1) Russell Westbrook sprains ankle, potentially changing the complexion of the West. The poet laureate that is Steven Adams summed it up best: “It’s s—. Just real s—. Feels bad.”

In the third quarter of what was ultimately the Thunder’s fifth straight win Monday night, Russell Westbrook went up for a rebound next to Anthony Davis and when he came down rolled his left ankle. Badly. As in drop to the ground, screaming in pain, have to be helped back to the locker room badly.

What we know for sure is that it’s an inversion sprain, that the Thunder are calling it a “high ankle sprain,” and that X-rays were negative. As is the case with most sprains, it will take until the next day and an MRI to determine the actual severity.

If it’s a grade 1 sprain, Westbrook likely misses a week or two. If it’s a grade 2 sprain, he could be out a month or more.
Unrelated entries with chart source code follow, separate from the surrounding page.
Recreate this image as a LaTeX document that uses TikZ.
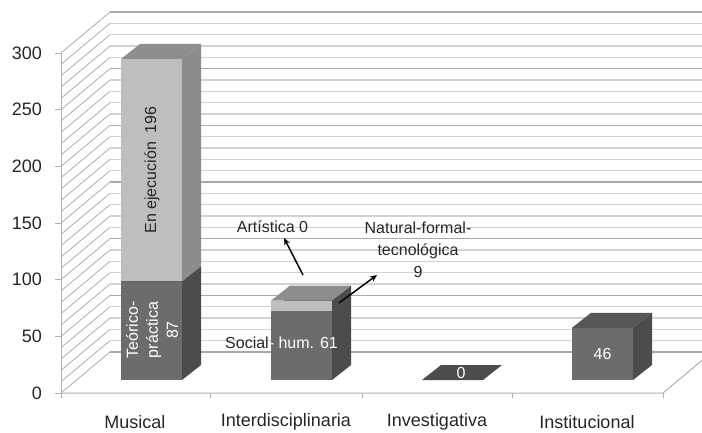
\documentclass[tikz,border=0pt]{standalone}
\usepackage{fontspec}
\setmainfont{Liberation Sans}
\usetikzlibrary{arrows.meta}

\definecolor{gridminor}{HTML}{D2D2D2}
\definecolor{gridmajor}{HTML}{A8A8A8}
\definecolor{wallline}{HTML}{B4B4B4}
\definecolor{axisline}{HTML}{B0B0B0}
\definecolor{darkfront}{HTML}{6C6C6C}
\definecolor{darkside}{HTML}{4C4C4C}
\definecolor{darktop}{HTML}{575757}
\definecolor{lightfront}{HTML}{BEBEBE}
\definecolor{lightside}{HTML}{8C8C8C}
\definecolor{lighttop}{HTML}{8E8E8E}
\definecolor{labeltext}{HTML}{262626}

% one block of a 3-D column: left x, bottom y, top y, front, side, top colours
\newcommand\barblock[6]{%
  \fill[#4] (#1,#2) -- (#1+61,#2) -- (#1+61,#3) -- (#1,#3) -- cycle;
  \fill[#5] (#1+61,#2) -- (#1+80,#2-15) -- (#1+80,#3-15) -- (#1+61,#3) -- cycle;
  \fill[#6] (#1,#3) -- (#1+61,#3) -- (#1+80,#3-15) -- (#1+19,#3-15) -- cycle;
}

\begin{document}
\begin{tikzpicture}[x=1pt,y=-1pt,
  minorline/.style={draw=gridminor, line width=1.1pt},
  majorline/.style={draw=gridmajor, line width=1.2pt},
  sideline/.style={draw=wallline, line width=0.9pt},
  axis/.style={draw=axisline, line width=1pt},
  ticklabel/.style={font=\fontsize{18}{20}\selectfont, text=labeltext},
  catlabel/.style={font=\fontsize{18}{20}\selectfont, text=labeltext},
  datalabel/.style={font=\fontsize{16}{20}\selectfont, text=labeltext, inner sep=0pt},
  pointer/.style={-{Stealth[length=7pt,width=6pt]}, line width=1.5pt, draw=black}
]
\useasboundingbox (0,0) rectangle (702,433);
\fill[white] (0,0) rectangle (702,433);
\clip (0,0) rectangle (702,433);

% back wall: minor then major gridlines
\foreach \v [evaluate=\v as \yb using 352-\v*1.1333] in {0,10,...,300}
  \draw[minorline] (110,\yb) -- (702,\yb);
\foreach \v [evaluate=\v as \yb using 352-\v*1.1333] in {0,50,...,300}
  \draw[majorline] (110,\yb) -- (702,\yb);

% side wall diagonals
\foreach \v [evaluate=\v as \yf using 393-\v*1.1333,
             evaluate=\v as \yb using 352-\v*1.1333] in {0,10,...,300}
  \draw[sideline] (61,\yf) -- (110,\yb);

% axes, floor edges and ticks
\draw[axis] (61,53) -- (61,398);
\draw[axis] (61,393) -- (663,393) -- (702,360.4);
\foreach \v [evaluate=\v as \yf using 393-\v*1.1333] in {0,50,...,300}
  \draw[axis] (55,\yf) -- (61,\yf);
\foreach \x in {210,362,512,663}
  \draw[axis] (\x,393) -- (\x,398);

% y-axis labels
\foreach \v [evaluate=\v as \yf using 393-\v*1.1333] in {0,50,...,300}
  \node[ticklabel, anchor=east, inner sep=0pt] (ylab\v) at (42,\yf) {\v};

% columns
\barblock{121}{380}{281.3}{darkfront}{darkside}{darktop}
\barblock{121}{281.3}{59}{lightfront}{lightside}{lighttop}
\barblock{271}{380}{310.8}{darkfront}{darkside}{darktop}
\barblock{271}{310.8}{300.6}{lightfront}{darkside}{lighttop}
\fill[darkside] (422,380) -- (483,380) -- (502,365) -- (441,365) -- cycle;
\barblock{572}{380}{327.8}{darkfront}{darkside}{darktop}

% data labels
\node[datalabel, rotate=90] (ejec) at (152,170) {En ejecución\ \ 196};
\node[datalabel, rotate=90, text=white, align=center,
      font=\fontsize{16}{20}\selectfont] (teor) at (152,330) {Teórico-\\práctica\\87};
\node[datalabel, anchor=west] (social) at (225,343) {Social\textcolor{white}{ - hum. 61}};
\node[datalabel] (artis) at (272.5,227) {Artística 0};
\node[datalabel, align=center, font=\fontsize{16}{22}\selectfont] (natur) at (418,250)
  {Natural-formal-\\tecnológica\\9};
\node[datalabel, text=white] (inves) at (461,372.5) {0};
\node[datalabel, text=white] (insti) at (602.5,354) {46};

% pointers to the thin segments
\coordinate (artTail) at (303,275);
\coordinate (artHead) at (284,238);
\coordinate (natTail) at (339,303);
\coordinate (natHead) at (377,275);
\draw[pointer] (artTail) -- (artHead);
\draw[pointer] (natTail) -- (natHead);

% category labels
\node[catlabel] (cMus) at (135,422) {Musical};
\node[catlabel] (cInt) at (286,422) {Interdisciplinaria};
\node[catlabel] (cInv) at (437,422) {Investigativa};
\node[catlabel] (cIns) at (587,422) {Institucional};
\end{tikzpicture}
\end{document}
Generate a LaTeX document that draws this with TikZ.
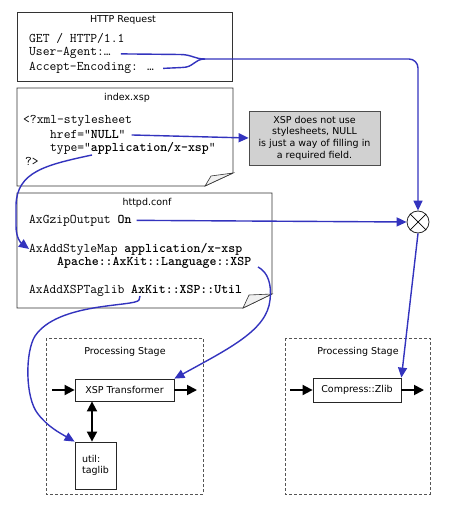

Westbrook has an incredibly high pain tolerance and will want to be back on the court tomorrow, but it becomes more questions of stability and mobility. Bottom line, the Thunder are wed to Westbrook with his new max contract for a long time and they are not risking the future (or this becoming chronic) for a few wins now.

The Thunder are 7.7 points per 100 possessions better when Westbrook is on the court and have won five straight. They are not the same team without Westbrook and will now have to ask a lot more of Dennis Schröeder. The good news is they move into a relatively soft part of the schedule for a couple of weeks (Cleveland, Dallas, Phoenix twice, the Knicks) so they should be able to hold their ground.

However, if this is a Grade 2 sprain, if the Thunder have to go a month or more without the former MVP, it could alter the shape of the West playoff chase. It’s watching and waiting now with Westbrook’s ankle.

2) Jamal Murray drops 48, Nuggets would like you to know they are for real in West. Unfortunately, the end of this game became the story — Jamal Murray had 48 points, the Nuggets were up by 12 and there were only a few seconds left on the clock, the classy thing to do would be to dribble it out and walk off winners. Murray jacked up a three trying to get to 50 points. It pissed off the Celtics, and even the veterans and coach on the Nuggets pulled Murray aside after the game and told him not to break the unwritten rule.

Whatever. That was so Jamal Murray it was almost funny. If the Celtics really want to be upset it should be about the fact Murray owned them and dropped 48 in the first place.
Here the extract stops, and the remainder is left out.